**Stated exercise:**
The listing below must be repeated word for word, with its images excluded.

**Dataset section:**
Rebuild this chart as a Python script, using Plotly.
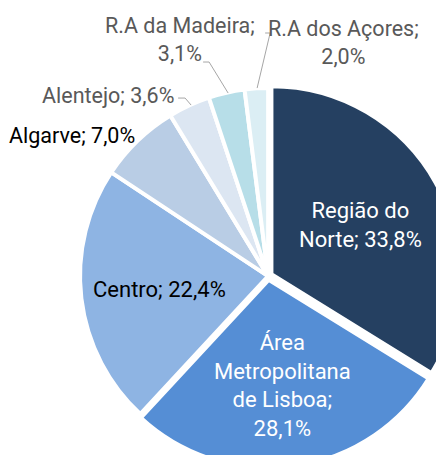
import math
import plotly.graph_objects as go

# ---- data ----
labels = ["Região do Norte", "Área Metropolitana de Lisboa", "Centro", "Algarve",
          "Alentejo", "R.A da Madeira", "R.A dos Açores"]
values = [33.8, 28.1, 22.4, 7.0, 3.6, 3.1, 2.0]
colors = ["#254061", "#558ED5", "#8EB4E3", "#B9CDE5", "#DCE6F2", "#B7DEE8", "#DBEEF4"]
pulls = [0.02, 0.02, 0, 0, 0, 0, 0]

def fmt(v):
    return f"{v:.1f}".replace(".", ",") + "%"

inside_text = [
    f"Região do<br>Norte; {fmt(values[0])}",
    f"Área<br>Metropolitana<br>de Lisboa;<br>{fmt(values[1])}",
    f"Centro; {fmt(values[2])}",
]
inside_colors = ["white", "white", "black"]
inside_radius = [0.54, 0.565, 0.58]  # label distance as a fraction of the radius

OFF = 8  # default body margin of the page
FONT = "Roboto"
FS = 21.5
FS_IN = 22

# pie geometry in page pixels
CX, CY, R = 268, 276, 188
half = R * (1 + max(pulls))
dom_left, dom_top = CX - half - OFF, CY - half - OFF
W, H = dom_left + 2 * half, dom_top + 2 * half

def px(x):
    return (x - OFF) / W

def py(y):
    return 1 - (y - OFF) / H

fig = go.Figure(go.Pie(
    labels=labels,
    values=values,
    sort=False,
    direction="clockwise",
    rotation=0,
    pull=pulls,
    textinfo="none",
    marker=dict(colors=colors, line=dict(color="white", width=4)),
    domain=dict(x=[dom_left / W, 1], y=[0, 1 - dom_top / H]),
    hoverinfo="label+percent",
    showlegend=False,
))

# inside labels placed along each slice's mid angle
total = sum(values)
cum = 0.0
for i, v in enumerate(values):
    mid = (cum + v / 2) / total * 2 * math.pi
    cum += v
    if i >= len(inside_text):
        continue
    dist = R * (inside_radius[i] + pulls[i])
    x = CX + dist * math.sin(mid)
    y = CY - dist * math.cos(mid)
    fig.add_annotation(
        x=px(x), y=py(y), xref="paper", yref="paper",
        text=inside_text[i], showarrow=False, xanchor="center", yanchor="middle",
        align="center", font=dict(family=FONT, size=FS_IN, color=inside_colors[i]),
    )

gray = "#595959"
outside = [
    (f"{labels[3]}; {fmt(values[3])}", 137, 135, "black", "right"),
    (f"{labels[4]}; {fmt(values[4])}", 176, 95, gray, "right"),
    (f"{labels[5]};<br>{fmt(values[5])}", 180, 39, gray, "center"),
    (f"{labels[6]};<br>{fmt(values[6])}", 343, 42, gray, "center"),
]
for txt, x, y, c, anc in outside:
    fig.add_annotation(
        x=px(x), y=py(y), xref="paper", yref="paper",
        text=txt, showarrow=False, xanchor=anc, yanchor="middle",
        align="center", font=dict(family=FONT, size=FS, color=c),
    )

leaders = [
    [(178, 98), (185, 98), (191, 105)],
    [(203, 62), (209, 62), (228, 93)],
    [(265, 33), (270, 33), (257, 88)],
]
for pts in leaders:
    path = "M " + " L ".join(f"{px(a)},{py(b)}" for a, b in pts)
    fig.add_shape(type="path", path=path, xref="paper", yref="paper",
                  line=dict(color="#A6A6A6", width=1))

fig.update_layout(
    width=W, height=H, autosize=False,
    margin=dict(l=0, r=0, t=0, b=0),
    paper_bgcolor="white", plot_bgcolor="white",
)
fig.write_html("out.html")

**Task result:**
Rebuild this chart as a Python script, using Plotly.
import math
import plotly.graph_objects as go

# ---- data ----
labels = ["Região do Norte", "Área Metropolitana de Lisboa", "Centro", "Algarve",
          "Alentejo", "R.A da Madeira", "R.A dos Açores"]
values = [33.8, 28.1, 22.4, 7.0, 3.6, 3.1, 2.0]
colors = ["#254061", "#558ED5", "#8EB4E3", "#B9CDE5", "#DCE6F2", "#B7DEE8", "#DBEEF4"]
pulls = [0.02, 0.02, 0, 0, 0, 0, 0]

def fmt(v):
    return f"{v:.1f}".replace(".", ",") + "%"

inside_text = [
    f"Região do<br>Norte; {fmt(values[0])}",
    f"Área<br>Metropolitana<br>de Lisboa;<br>{fmt(values[1])}",
    f"Centro; {fmt(values[2])}",
]
inside_colors = ["white", "white", "black"]
inside_radius = [0.54, 0.565, 0.58]  # label distance as a fraction of the radius

OFF = 8  # default body margin of the page
FONT = "Roboto"
FS = 21.5
FS_IN = 22

# pie geometry in page pixels
CX, CY, R = 268, 276, 188
half = R * (1 + max(pulls))
dom_left, dom_top = CX - half - OFF, CY - half - OFF
W, H = dom_left + 2 * half, dom_top + 2 * half

def px(x):
    return (x - OFF) / W

def py(y):
    return 1 - (y - OFF) / H

fig = go.Figure(go.Pie(
    labels=labels,
    values=values,
    sort=False,
    direction="clockwise",
    rotation=0,
    pull=pulls,
    textinfo="none",
    marker=dict(colors=colors, line=dict(color="white", width=4)),
    domain=dict(x=[dom_left / W, 1], y=[0, 1 - dom_top / H]),
    hoverinfo="label+percent",
    showlegend=False,
))

# inside labels placed along each slice's mid angle
total = sum(values)
cum = 0.0
for i, v in enumerate(values):
    mid = (cum + v / 2) / total * 2 * math.pi
    cum += v
    if i >= len(inside_text):
        continue
    dist = R * (inside_radius[i] + pulls[i])
    x = CX + dist * math.sin(mid)
    y = CY - dist * math.cos(mid)
    fig.add_annotation(
        x=px(x), y=py(y), xref="paper", yref="paper",
        text=inside_text[i], showarrow=False, xanchor="center", yanchor="middle",
        align="center", font=dict(family=FONT, size=FS_IN, color=inside_colors[i]),
    )

gray = "#595959"
outside = [
    (f"{labels[3]}; {fmt(values[3])}", 137, 135, "black", "right"),
    (f"{labels[4]}; {fmt(values[4])}", 176, 95, gray, "right"),
    (f"{labels[5]};<br>{fmt(values[5])}", 180, 39, gray, "center"),
    (f"{labels[6]};<br>{fmt(values[6])}", 343, 42, gray, "center"),
]
for txt, x, y, c, anc in outside:
    fig.add_annotation(
        x=px(x), y=py(y), xref="paper", yref="paper",
        text=txt, showarrow=False, xanchor=anc, yanchor="middle",
        align="center", font=dict(family=FONT, size=FS, color=c),
    )

leaders = [
    [(178, 98), (185, 98), (191, 105)],
    [(203, 62), (209, 62), (228, 93)],
    [(265, 33), (270, 33), (257, 88)],
]
for pts in leaders:
    path = "M " + " L ".join(f"{px(a)},{py(b)}" for a, b in pts)
    fig.add_shape(type="path", path=path, xref="paper", yref="paper",
                  line=dict(color="#A6A6A6", width=1))

fig.update_layout(
    width=W, height=H, autosize=False,
    margin=dict(l=0, r=0, t=0, b=0),
    paper_bgcolor="white", plot_bgcolor="white",
)
fig.write_html("out.html")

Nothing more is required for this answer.